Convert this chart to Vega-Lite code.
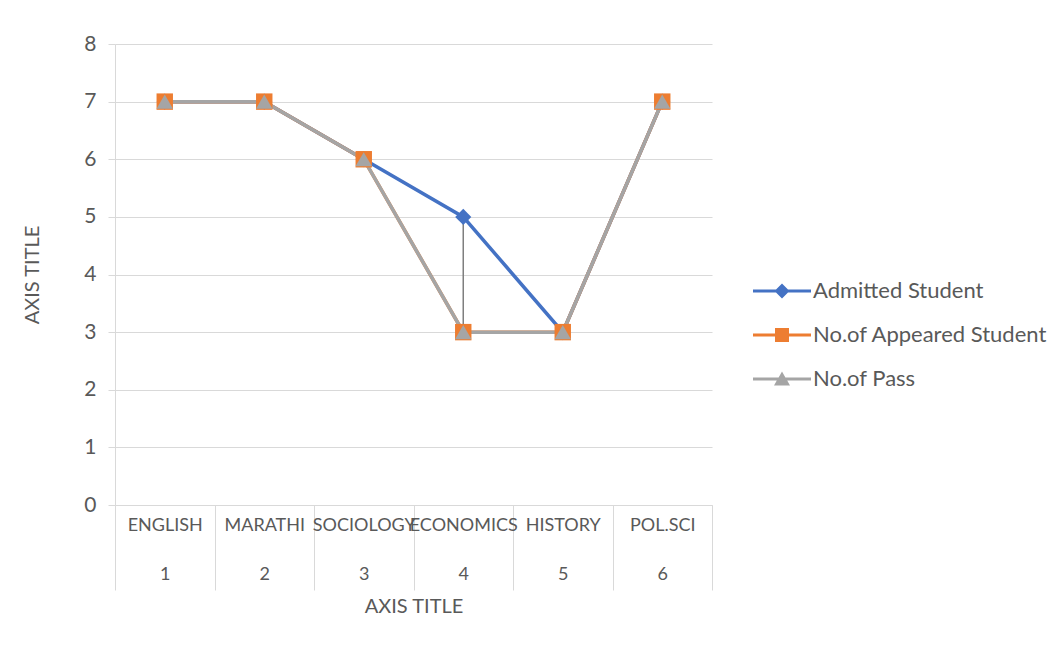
{
  "$schema": "https://vega.github.io/schema/vega-lite/v6.json",
  "width": 597,
  "height": 461,
  "autosize": {"type": "none"},
  "padding": {"left": 115, "top": 44, "right": 352, "bottom": 143},
  "background": "white",
  "config": {
    "font": "Lato",
    "view": {"stroke": null},
    "axis": {"labelColor": "#595959", "titleColor": "#595959", "titleFontWeight": "normal", "domainColor": "#d9d9d9", "tickColor": "#d9d9d9", "gridColor": "#d9d9d9"}
  },
  "data": {
    "values": [
      {"cat": "ENGLISH|1", "series": "Admitted Student", "value": 7},
      {"cat": "MARATHI|2", "series": "Admitted Student", "value": 7},
      {"cat": "SOCIOLOGY|3", "series": "Admitted Student", "value": 6},
      {"cat": "ECONOMICS|4", "series": "Admitted Student", "value": 5},
      {"cat": "HISTORY|5", "series": "Admitted Student", "value": 3},
      {"cat": "POL.SCI|6", "series": "Admitted Student", "value": 7},
      {"cat": "ENGLISH|1", "series": "No.of Appeared Student", "value": 7},
      {"cat": "MARATHI|2", "series": "No.of Appeared Student", "value": 7},
      {"cat": "SOCIOLOGY|3", "series": "No.of Appeared Student", "value": 6},
      {"cat": "ECONOMICS|4", "series": "No.of Appeared Student", "value": 3},
      {"cat": "HISTORY|5", "series": "No.of Appeared Student", "value": 3},
      {"cat": "POL.SCI|6", "series": "No.of Appeared Student", "value": 7},
      {"cat": "ENGLISH|1", "series": "No.of Pass", "value": 7},
      {"cat": "MARATHI|2", "series": "No.of Pass", "value": 7},
      {"cat": "SOCIOLOGY|3", "series": "No.of Pass", "value": 6},
      {"cat": "ECONOMICS|4", "series": "No.of Pass", "value": 3},
      {"cat": "HISTORY|5", "series": "No.of Pass", "value": 3},
      {"cat": "POL.SCI|6", "series": "No.of Pass", "value": 7}
    ]
  },
  "encoding": {
    "x": {
      "field": "cat",
      "type": "nominal",
      "sort": null,
      "scale": {"paddingInner": 0, "paddingOuter": 0},
      "axis": {
        "labelExpr": "split(datum.label, '|')",
        "labelAngle": 0,
        "labelFontSize": 18,
        "labelLineHeight": 49,
        "labelPadding": -74,
        "tickBand": "extent",
        "tickSize": 85,
        "title": "AXIS TITLE",
        "titleFontSize": 20,
        "titlePadding": 6
      }
    },
    "y": {
      "field": "value",
      "type": "quantitative",
      "scale": {"domain": [0, 8]},
      "axis": {
        "values": [0, 1, 2, 3, 4, 5, 6, 7, 8],
        "format": "d",
        "grid": true,
        "tickSize": 7,
        "labelFontSize": 21,
        "labelPadding": 12,
        "title": "AXIS TITLE",
        "titleFontSize": 20,
        "titlePadding": 41
      }
    }
  },
  "layer": [
    {
      "transform": [{"aggregate": [{"op": "min", "field": "value", "as": "lo"}, {"op": "max", "field": "value", "as": "hi"}], "groupby": ["cat"]}],
      "mark": {"type": "rule", "color": "#7f7f7f", "strokeWidth": 1.5},
      "encoding": {
        "y": {"field": "lo", "type": "quantitative"},
        "y2": {"field": "hi"}
      }
    },
    {
      "mark": {"type": "line", "strokeWidth": 3.5},
      "encoding": {
        "color": {
          "field": "series",
          "type": "nominal",
          "scale": {"domain": ["Admitted Student", "No.of Appeared Student", "No.of Pass"], "range": ["#4472C4", "#ED7D31", "#A5A5A5"]},
          "legend": {
            "orient": "none",
            "legendX": 656,
            "legendY": 236,
            "title": null,
            "symbolSize": 400,
            "labelFontSize": 22,
            "labelLimit": 0,
            "labelColor": "#595959",
            "labelOffset": 20,
            "rowPadding": 22,
            "encode": {
              "symbols": {
                "update": {
                  "shape": {"signal": "datum.value == 'Admitted Student' ? 'M-2.9,-0.15H-0.6L0,-0.75L0.6,-0.15H2.9V0.15H0.6L0,0.75L-0.6,0.15H-2.9Z' : datum.value == 'No.of Appeared Student' ? 'M-2.9,-0.15H-0.7V-0.7H0.7V-0.15H2.9V0.15H0.7V0.7H-0.7V0.15H-2.9Z' : 'M-2.9,-0.15H-0.34L0,-0.75L0.34,-0.15H2.9V0.15H0.52L0.8,0.65H-0.8L-0.52,0.15H-2.9Z'"},
                  "fill": {"signal": "datum.value == 'Admitted Student' ? '#4472C4' : datum.value == 'No.of Appeared Student' ? '#ED7D31' : '#A5A5A5'"},
                  "stroke": {"value": "transparent"},
                  "strokeWidth": {"value": 0},
                  "opacity": {"value": 1}
                }
              }
            }
          }
        }
      }
    },
    {
      "transform": [{"filter": "datum.series == 'Admitted Student'"}],
      "mark": {"type": "point", "filled": true, "size": 260, "opacity": 1, "shape": "diamond", "color": "#4472C4"}
    },
    {
      "transform": [{"filter": "datum.series == 'No.of Appeared Student'"}],
      "mark": {"type": "point", "filled": true, "size": 270, "opacity": 1, "shape": "square", "color": "#ED7D31"}
    },
    {
      "transform": [{"filter": "datum.series == 'No.of Pass'"}],
      "mark": {"type": "point", "filled": true, "size": 270, "opacity": 1, "shape": "triangle-up", "color": "#A5A5A5"}
    }
  ]
}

■ ■ ■ ■ ■ ■ ■

# WRITTEN PROBLEM
Set every line down exactly as written, leaving each picture out.

# ANSWER TO THIS TASK
Convert this chart to Vega-Lite code.
{
  "$schema": "https://vega.github.io/schema/vega-lite/v6.json",
  "width": 597,
  "height": 461,
  "autosize": {"type": "none"},
  "padding": {"left": 115, "top": 44, "right": 352, "bottom": 143},
  "background": "white",
  "config": {
    "font": "Lato",
    "view": {"stroke": null},
    "axis": {"labelColor": "#595959", "titleColor": "#595959", "titleFontWeight": "normal", "domainColor": "#d9d9d9", "tickColor": "#d9d9d9", "gridColor": "#d9d9d9"}
  },
  "data": {
    "values": [
      {"cat": "ENGLISH|1", "series": "Admitted Student", "value": 7},
      {"cat": "MARATHI|2", "series": "Admitted Student", "value": 7},
      {"cat": "SOCIOLOGY|3", "series": "Admitted Student", "value": 6},
      {"cat": "ECONOMICS|4", "series": "Admitted Student", "value": 5},
      {"cat": "HISTORY|5", "series": "Admitted Student", "value": 3},
      {"cat": "POL.SCI|6", "series": "Admitted Student", "value": 7},
      {"cat": "ENGLISH|1", "series": "No.of Appeared Student", "value": 7},
      {"cat": "MARATHI|2", "series": "No.of Appeared Student", "value": 7},
      {"cat": "SOCIOLOGY|3", "series": "No.of Appeared Student", "value": 6},
      {"cat": "ECONOMICS|4", "series": "No.of Appeared Student", "value": 3},
      {"cat": "HISTORY|5", "series": "No.of Appeared Student", "value": 3},
      {"cat": "POL.SCI|6", "series": "No.of Appeared Student", "value": 7},
      {"cat": "ENGLISH|1", "series": "No.of Pass", "value": 7},
      {"cat": "MARATHI|2", "series": "No.of Pass", "value": 7},
      {"cat": "SOCIOLOGY|3", "series": "No.of Pass", "value": 6},
      {"cat": "ECONOMICS|4", "series": "No.of Pass", "value": 3},
      {"cat": "HISTORY|5", "series": "No.of Pass", "value": 3},
      {"cat": "POL.SCI|6", "series": "No.of Pass", "value": 7}
    ]
  },
  "encoding": {
    "x": {
      "field": "cat",
      "type": "nominal",
      "sort": null,
      "scale": {"paddingInner": 0, "paddingOuter": 0},
      "axis": {
        "labelExpr": "split(datum.label, '|')",
        "labelAngle": 0,
        "labelFontSize": 18,
        "labelLineHeight": 49,
        "labelPadding": -74,
        "tickBand": "extent",
        "tickSize": 85,
        "title": "AXIS TITLE",
        "titleFontSize": 20,
        "titlePadding": 6
      }
    },
    "y": {
      "field": "value",
      "type": "quantitative",
      "scale": {"domain": [0, 8]},
      "axis": {
        "values": [0, 1, 2, 3, 4, 5, 6, 7, 8],
        "format": "d",
        "grid": true,
        "tickSize": 7,
        "labelFontSize": 21,
        "labelPadding": 12,
        "title": "AXIS TITLE",
        "titleFontSize": 20,
        "titlePadding": 41
      }
    }
  },
  "layer": [
    {
      "transform": [{"aggregate": [{"op": "min", "field": "value", "as": "lo"}, {"op": "max", "field": "value", "as": "hi"}], "groupby": ["cat"]}],
      "mark": {"type": "rule", "color": "#7f7f7f", "strokeWidth": 1.5},
      "encoding": {
        "y": {"field": "lo", "type": "quantitative"},
        "y2": {"field": "hi"}
      }
    },
    {
      "mark": {"type": "line", "strokeWidth": 3.5},
      "encoding": {
        "color": {
          "field": "series",
          "type": "nominal",
          "scale": {"domain": ["Admitted Student", "No.of Appeared Student", "No.of Pass"], "range": ["#4472C4", "#ED7D31", "#A5A5A5"]},
          "legend": {
            "orient": "none",
            "legendX": 656,
            "legendY": 236,
            "title": null,
            "symbolSize": 400,
            "labelFontSize": 22,
            "labelLimit": 0,
            "labelColor": "#595959",
            "labelOffset": 20,
            "rowPadding": 22,
            "encode": {
              "symbols": {
                "update": {
                  "shape": {"signal": "datum.value == 'Admitted Student' ? 'M-2.9,-0.15H-0.6L0,-0.75L0.6,-0.15H2.9V0.15H0.6L0,0.75L-0.6,0.15H-2.9Z' : datum.value == 'No.of Appeared Student' ? 'M-2.9,-0.15H-0.7V-0.7H0.7V-0.15H2.9V0.15H0.7V0.7H-0.7V0.15H-2.9Z' : 'M-2.9,-0.15H-0.34L0,-0.75L0.34,-0.15H2.9V0.15H0.52L0.8,0.65H-0.8L-0.52,0.15H-2.9Z'"},
                  "fill": {"signal": "datum.value == 'Admitted Student' ? '#4472C4' : datum.value == 'No.of Appeared Student' ? '#ED7D31' : '#A5A5A5'"},
                  "stroke": {"value": "transparent"},
                  "strokeWidth": {"value": 0},
                  "opacity": {"value": 1}
                }
              }
            }
          }
        }
      }
    },
    {
      "transform": [{"filter": "datum.series == 'Admitted Student'"}],
      "mark": {"type": "point", "filled": true, "size": 260, "opacity": 1, "shape": "diamond", "color": "#4472C4"}
    },
    {
      "transform": [{"filter": "datum.series == 'No.of Appeared Student'"}],
      "mark": {"type": "point", "filled": true, "size": 270, "opacity": 1, "shape": "square", "color": "#ED7D31"}
    },
    {
      "transform": [{"filter": "datum.series == 'No.of Pass'"}],
      "mark": {"type": "point", "filled": true, "size": 270, "opacity": 1, "shape": "triangle-up", "color": "#A5A5A5"}
    }
  ]
}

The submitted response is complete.